### GIVEN INSTRUCTION
Print, without altering anything, the lines from the one that holds "Generate a LaTeX" to the one that holds "(volume) at (357,228)", inclusive. No other lines belong in the output.

### SUPPLIED DATA

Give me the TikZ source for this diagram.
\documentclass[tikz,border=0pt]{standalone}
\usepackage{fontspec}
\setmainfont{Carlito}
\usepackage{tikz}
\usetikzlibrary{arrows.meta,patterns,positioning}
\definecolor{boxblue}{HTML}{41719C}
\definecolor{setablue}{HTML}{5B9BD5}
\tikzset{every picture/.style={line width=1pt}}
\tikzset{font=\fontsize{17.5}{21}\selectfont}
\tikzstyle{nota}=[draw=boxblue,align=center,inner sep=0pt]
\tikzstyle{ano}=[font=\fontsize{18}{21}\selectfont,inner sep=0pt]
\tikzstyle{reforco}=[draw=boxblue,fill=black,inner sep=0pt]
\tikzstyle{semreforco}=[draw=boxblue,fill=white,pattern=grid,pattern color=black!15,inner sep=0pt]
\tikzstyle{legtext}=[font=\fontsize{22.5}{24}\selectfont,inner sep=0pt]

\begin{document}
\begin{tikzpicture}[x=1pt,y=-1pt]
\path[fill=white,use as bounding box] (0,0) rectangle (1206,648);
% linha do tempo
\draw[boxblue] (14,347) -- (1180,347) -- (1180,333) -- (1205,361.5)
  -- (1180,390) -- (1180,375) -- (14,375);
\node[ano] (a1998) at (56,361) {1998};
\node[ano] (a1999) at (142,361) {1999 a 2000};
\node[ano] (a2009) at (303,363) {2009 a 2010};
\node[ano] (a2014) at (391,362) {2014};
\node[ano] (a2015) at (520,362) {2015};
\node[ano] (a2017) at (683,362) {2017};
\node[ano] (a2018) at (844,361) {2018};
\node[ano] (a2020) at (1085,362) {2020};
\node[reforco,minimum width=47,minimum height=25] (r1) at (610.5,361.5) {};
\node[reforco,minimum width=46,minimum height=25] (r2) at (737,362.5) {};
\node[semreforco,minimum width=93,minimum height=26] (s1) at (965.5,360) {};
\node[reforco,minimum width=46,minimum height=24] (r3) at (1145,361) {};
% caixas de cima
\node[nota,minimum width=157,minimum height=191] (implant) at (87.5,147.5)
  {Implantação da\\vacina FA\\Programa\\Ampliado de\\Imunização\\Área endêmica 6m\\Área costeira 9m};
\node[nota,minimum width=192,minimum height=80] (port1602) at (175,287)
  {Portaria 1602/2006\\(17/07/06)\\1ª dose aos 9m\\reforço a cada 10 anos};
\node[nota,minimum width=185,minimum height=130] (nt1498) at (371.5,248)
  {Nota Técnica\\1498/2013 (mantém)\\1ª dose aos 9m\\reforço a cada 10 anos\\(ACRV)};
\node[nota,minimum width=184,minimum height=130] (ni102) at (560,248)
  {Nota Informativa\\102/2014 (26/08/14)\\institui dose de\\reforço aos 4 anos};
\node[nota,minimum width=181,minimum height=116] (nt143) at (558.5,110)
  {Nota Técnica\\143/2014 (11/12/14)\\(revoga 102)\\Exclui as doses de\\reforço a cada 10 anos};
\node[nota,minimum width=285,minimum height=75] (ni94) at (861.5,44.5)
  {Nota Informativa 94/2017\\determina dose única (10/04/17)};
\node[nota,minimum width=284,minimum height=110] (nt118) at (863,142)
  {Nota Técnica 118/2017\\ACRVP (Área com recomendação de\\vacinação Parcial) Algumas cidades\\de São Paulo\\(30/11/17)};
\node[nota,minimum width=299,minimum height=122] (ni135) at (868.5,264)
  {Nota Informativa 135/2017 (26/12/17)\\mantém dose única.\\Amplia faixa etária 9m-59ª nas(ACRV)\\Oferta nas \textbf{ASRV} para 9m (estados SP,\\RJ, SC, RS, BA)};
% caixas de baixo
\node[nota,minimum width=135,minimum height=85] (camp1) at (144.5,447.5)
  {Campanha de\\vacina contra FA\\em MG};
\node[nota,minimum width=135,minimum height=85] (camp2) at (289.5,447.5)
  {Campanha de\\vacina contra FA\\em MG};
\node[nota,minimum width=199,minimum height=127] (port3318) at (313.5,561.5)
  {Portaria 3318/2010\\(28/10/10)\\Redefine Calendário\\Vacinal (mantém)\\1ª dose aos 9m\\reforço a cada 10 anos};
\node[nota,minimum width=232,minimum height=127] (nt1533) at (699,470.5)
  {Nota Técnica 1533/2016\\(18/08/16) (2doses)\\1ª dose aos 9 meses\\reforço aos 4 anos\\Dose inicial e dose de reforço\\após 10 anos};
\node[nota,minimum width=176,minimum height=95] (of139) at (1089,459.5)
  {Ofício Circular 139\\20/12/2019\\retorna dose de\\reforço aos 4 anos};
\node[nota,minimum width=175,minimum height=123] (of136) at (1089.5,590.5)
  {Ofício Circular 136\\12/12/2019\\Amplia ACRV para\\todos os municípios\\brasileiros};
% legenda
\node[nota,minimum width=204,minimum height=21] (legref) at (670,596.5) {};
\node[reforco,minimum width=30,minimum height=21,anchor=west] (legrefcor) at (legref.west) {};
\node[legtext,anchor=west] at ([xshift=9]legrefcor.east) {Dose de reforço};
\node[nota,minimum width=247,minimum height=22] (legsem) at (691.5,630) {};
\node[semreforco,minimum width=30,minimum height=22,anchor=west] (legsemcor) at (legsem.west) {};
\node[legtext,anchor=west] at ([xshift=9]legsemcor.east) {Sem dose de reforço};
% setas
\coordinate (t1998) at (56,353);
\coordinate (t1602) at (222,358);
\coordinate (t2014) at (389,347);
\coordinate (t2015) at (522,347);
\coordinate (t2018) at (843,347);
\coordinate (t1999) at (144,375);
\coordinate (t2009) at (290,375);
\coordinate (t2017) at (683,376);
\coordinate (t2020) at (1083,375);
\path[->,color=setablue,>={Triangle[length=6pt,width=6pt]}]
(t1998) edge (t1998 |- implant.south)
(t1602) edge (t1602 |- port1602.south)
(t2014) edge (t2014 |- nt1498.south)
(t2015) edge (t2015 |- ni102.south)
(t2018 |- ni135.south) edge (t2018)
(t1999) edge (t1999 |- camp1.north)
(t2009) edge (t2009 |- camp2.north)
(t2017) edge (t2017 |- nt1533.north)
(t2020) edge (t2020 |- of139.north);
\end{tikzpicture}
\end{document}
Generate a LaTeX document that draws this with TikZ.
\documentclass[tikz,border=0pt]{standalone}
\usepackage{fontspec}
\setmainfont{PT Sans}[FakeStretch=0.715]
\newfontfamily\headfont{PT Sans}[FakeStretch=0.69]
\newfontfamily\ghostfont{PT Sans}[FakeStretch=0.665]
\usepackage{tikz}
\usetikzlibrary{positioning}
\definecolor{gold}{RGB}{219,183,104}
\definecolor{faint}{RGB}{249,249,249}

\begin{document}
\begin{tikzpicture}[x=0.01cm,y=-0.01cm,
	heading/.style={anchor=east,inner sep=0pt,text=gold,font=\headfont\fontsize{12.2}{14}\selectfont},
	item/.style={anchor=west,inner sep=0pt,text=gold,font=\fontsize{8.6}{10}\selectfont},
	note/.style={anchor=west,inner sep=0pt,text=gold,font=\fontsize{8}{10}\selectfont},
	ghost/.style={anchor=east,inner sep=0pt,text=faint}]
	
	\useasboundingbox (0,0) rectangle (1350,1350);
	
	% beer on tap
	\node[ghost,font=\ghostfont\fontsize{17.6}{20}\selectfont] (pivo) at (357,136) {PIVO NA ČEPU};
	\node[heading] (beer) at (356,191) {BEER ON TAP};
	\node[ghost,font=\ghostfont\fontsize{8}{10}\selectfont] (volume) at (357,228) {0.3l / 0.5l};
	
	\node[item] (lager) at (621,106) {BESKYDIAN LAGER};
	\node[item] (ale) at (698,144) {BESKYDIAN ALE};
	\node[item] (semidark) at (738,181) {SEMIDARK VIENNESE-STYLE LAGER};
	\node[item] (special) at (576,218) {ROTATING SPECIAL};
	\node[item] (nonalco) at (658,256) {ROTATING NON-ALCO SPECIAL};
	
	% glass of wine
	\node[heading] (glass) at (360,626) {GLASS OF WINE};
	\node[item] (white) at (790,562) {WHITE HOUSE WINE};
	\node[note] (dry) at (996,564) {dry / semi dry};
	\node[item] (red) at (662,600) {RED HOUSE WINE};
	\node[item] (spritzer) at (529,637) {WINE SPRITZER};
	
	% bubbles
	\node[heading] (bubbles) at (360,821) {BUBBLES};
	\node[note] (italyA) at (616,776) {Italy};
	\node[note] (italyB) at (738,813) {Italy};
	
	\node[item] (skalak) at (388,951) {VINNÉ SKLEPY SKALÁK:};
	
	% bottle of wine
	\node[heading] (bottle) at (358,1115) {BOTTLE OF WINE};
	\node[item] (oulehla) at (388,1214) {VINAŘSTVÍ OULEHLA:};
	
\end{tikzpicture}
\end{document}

### TASK ANSWER
Generate a LaTeX document that draws this with TikZ.
\documentclass[tikz,border=0pt]{standalone}
\usepackage{fontspec}
\setmainfont{PT Sans}[FakeStretch=0.715]
\newfontfamily\headfont{PT Sans}[FakeStretch=0.69]
\newfontfamily\ghostfont{PT Sans}[FakeStretch=0.665]
\usepackage{tikz}
\usetikzlibrary{positioning}
\definecolor{gold}{RGB}{219,183,104}
\definecolor{faint}{RGB}{249,249,249}

\begin{document}
\begin{tikzpicture}[x=0.01cm,y=-0.01cm,
	heading/.style={anchor=east,inner sep=0pt,text=gold,font=\headfont\fontsize{12.2}{14}\selectfont},
	item/.style={anchor=west,inner sep=0pt,text=gold,font=\fontsize{8.6}{10}\selectfont},
	note/.style={anchor=west,inner sep=0pt,text=gold,font=\fontsize{8}{10}\selectfont},
	ghost/.style={anchor=east,inner sep=0pt,text=faint}]
	
	\useasboundingbox (0,0) rectangle (1350,1350);
	
	% beer on tap
	\node[ghost,font=\ghostfont\fontsize{17.6}{20}\selectfont] (pivo) at (357,136) {PIVO NA ČEPU};
	\node[heading] (beer) at (356,191) {BEER ON TAP};
	\node[ghost,font=\ghostfont\fontsize{8}{10}\selectfont] (volume) at (357,228) {0.3l / 0.5l};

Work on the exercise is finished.